_DATA SEGMENT_

* * * * *

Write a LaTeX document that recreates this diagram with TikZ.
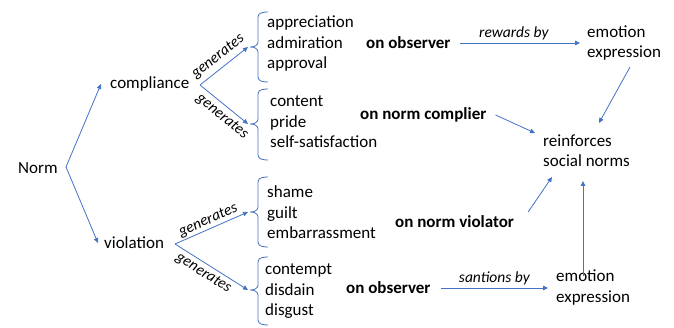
\documentclass[tikz,border=0pt]{standalone}
\usepackage{fontspec}
\setmainfont{Carlito}
\usetikzlibrary{arrows.meta}
\definecolor{ablue}{HTML}{4472C4}
\newcommand\mybrace[4]{%
  \draw[brc] (#1+10,#2) to[out=180,in=90] (#1,#2+5) -- (#1,#3-5)
    to[out=-90,in=0] (#1-8,#3) to[out=0,in=90] (#1,#3+5) -- (#1,#4-5)
    to[out=-90,in=180] (#1+10,#4);}
\tikzset{
  txt/.style={inner sep=0pt, anchor=west, align=left, font=\fontsize{17}{20.5}\selectfont},
  bld/.style={txt, font=\fontsize{17}{20.5}\selectfont\bfseries},
  lbl/.style={inner sep=0pt, font=\fontsize{15.5}{18}\selectfont\itshape},
  arr/.style={draw=ablue, line width=0.8pt, -{Triangle[length=5pt,width=4.5pt]}},
  brc/.style={draw=ablue, line width=0.8pt},
}
\begin{document}
\begin{tikzpicture}[x=1pt,y=-1pt]
\useasboundingbox (0,0) rectangle (674,328);
% left nodes
\node[txt] (norm) at (18,168) {Norm};
\node[txt] (compl) at (110,84) {compliance};
\node[txt] (viol) at (104,243) {violation};
% emotion groups
\node[txt] (g1) at (267,43.5) {appreciation\\admiration\\approval};
\node[txt] (g2) at (270,122) {content\\pride\\self-satisfaction};
\node[txt] (g3) at (267,212.5) {shame\\guilt\\embarrassment};
\node[txt] (g4) at (265,291.5) {contempt\\disdain\\disgust};
% right side
\node[bld] (obs1) at (366,43) {on observer};
\node[txt] (emo1) at (587,43) {emotion\\expression};
\node[bld] (ncomp) at (360,115) {on norm complier};
\node[txt] (reinf) at (543,150.5) {reinforces\\social norms};
\node[bld] (nviol) at (395,222) {on norm violator};
\node[bld] (obs2) at (346,288) {on observer};
\node[txt] (emo2) at (556,287.5) {emotion\\expression};
% braces
\mybrace{258}{12}{47}{82}
\mybrace{258}{89}{124}{160}
\mybrace{258}{177}{212}{247}
\mybrace{258}{257}{290}{325}
\coordinate (b1) at (248,47);
\coordinate (b2) at (248,124);
\coordinate (b3) at (248,212);
\coordinate (b4) at (248,290);
% junction points
\coordinate (nj) at (66,167);
\coordinate (cj) at (200,85);
\coordinate (vj) at (175,244);
% left arrows
\draw[arr] (nj) -- ([xshift=-9pt]compl.west);
\draw[arr] (nj) -- ([xshift=-6pt]viol.west);
\draw[arr] (cj) -- node[lbl, sloped, above=4.5pt, pos=0.52] {generates} (b1);
\draw[arr] (cj) -- node[lbl, sloped, below=4pt, pos=0.6] {generates} (b2);
\draw[arr] (vj) -- node[lbl, sloped, above=1.5pt, pos=0.5] {generates} (b3);
\draw[arr] (vj) -- node[lbl, sloped, below=3pt, pos=0.46] {generates} (b4);
% right arrows
\coordinate (e1s) at (630,67);
\coordinate (r1) at (599,123);
\coordinate (r2) at (535,133);
\coordinate (r3) at (552,177);
\coordinate (r4) at (583,181);
\draw[arr] ([xshift=9pt]obs1.east) -- node[lbl, above=3pt, pos=0.45] {rewards by} ([xshift=-7pt]obs1.east -| emo1.west);
\draw[arr] (e1s) -- (r1);
\draw[arr] ([xshift=9pt]ncomp.east) -- (r2);
\draw[arr] ([xshift=14pt,yshift=10pt]nviol.east) -- (r3);
\draw[arr] ([yshift=-6pt]emo2.north -| r4) -- (r4);
\draw[arr] ([xshift=10pt]obs2.east) -- node[lbl, above=3pt] {santions by} ([xshift=-8pt]obs2.east -| emo2.west);
\end{tikzpicture}
\end{document}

* * * * *

_EXERCISE OBJECTIVE_
Copy the material exactly. Do not include the pictures.

_SOLUTION FOR THIS PROBLEM_
Write a LaTeX document that recreates this diagram with TikZ.
\documentclass[tikz,border=0pt]{standalone}
\usepackage{fontspec}
\setmainfont{Carlito}
\usetikzlibrary{arrows.meta}
\definecolor{ablue}{HTML}{4472C4}
\newcommand\mybrace[4]{%
  \draw[brc] (#1+10,#2) to[out=180,in=90] (#1,#2+5) -- (#1,#3-5)
    to[out=-90,in=0] (#1-8,#3) to[out=0,in=90] (#1,#3+5) -- (#1,#4-5)
    to[out=-90,in=180] (#1+10,#4);}
\tikzset{
  txt/.style={inner sep=0pt, anchor=west, align=left, font=\fontsize{17}{20.5}\selectfont},
  bld/.style={txt, font=\fontsize{17}{20.5}\selectfont\bfseries},
  lbl/.style={inner sep=0pt, font=\fontsize{15.5}{18}\selectfont\itshape},
  arr/.style={draw=ablue, line width=0.8pt, -{Triangle[length=5pt,width=4.5pt]}},
  brc/.style={draw=ablue, line width=0.8pt},
}
\begin{document}
\begin{tikzpicture}[x=1pt,y=-1pt]
\useasboundingbox (0,0) rectangle (674,328);
% left nodes
\node[txt] (norm) at (18,168) {Norm};
\node[txt] (compl) at (110,84) {compliance};
\node[txt] (viol) at (104,243) {violation};
% emotion groups
\node[txt] (g1) at (267,43.5) {appreciation\\admiration\\approval};
\node[txt] (g2) at (270,122) {content\\pride\\self-satisfaction};
\node[txt] (g3) at (267,212.5) {shame\\guilt\\embarrassment};
\node[txt] (g4) at (265,291.5) {contempt\\disdain\\disgust};
% right side
\node[bld] (obs1) at (366,43) {on observer};
\node[txt] (emo1) at (587,43) {emotion\\expression};
\node[bld] (ncomp) at (360,115) {on norm complier};
\node[txt] (reinf) at (543,150.5) {reinforces\\social norms};
\node[bld] (nviol) at (395,222) {on norm violator};
\node[bld] (obs2) at (346,288) {on observer};
\node[txt] (emo2) at (556,287.5) {emotion\\expression};
% braces
\mybrace{258}{12}{47}{82}
\mybrace{258}{89}{124}{160}
\mybrace{258}{177}{212}{247}
\mybrace{258}{257}{290}{325}
\coordinate (b1) at (248,47);
\coordinate (b2) at (248,124);
\coordinate (b3) at (248,212);
\coordinate (b4) at (248,290);
% junction points
\coordinate (nj) at (66,167);
\coordinate (cj) at (200,85);
\coordinate (vj) at (175,244);
% left arrows
\draw[arr] (nj) -- ([xshift=-9pt]compl.west);
\draw[arr] (nj) -- ([xshift=-6pt]viol.west);
\draw[arr] (cj) -- node[lbl, sloped, above=4.5pt, pos=0.52] {generates} (b1);
\draw[arr] (cj) -- node[lbl, sloped, below=4pt, pos=0.6] {generates} (b2);
\draw[arr] (vj) -- node[lbl, sloped, above=1.5pt, pos=0.5] {generates} (b3);
\draw[arr] (vj) -- node[lbl, sloped, below=3pt, pos=0.46] {generates} (b4);
% right arrows
\coordinate (e1s) at (630,67);
\coordinate (r1) at (599,123);
\coordinate (r2) at (535,133);
\coordinate (r3) at (552,177);
\coordinate (r4) at (583,181);
\draw[arr] ([xshift=9pt]obs1.east) -- node[lbl, above=3pt, pos=0.45] {rewards by} ([xshift=-7pt]obs1.east -| emo1.west);
\draw[arr] (e1s) -- (r1);
\draw[arr] ([xshift=9pt]ncomp.east) -- (r2);
\draw[arr] ([xshift=14pt,yshift=10pt]nviol.east) -- (r3);
\draw[arr] ([yshift=-6pt]emo2.north -| r4) -- (r4);
\draw[arr] ([xshift=10pt]obs2.east) -- node[lbl, above=3pt] {santions by} ([xshift=-8pt]obs2.east -| emo2.west);
\end{tikzpicture}
\end{document}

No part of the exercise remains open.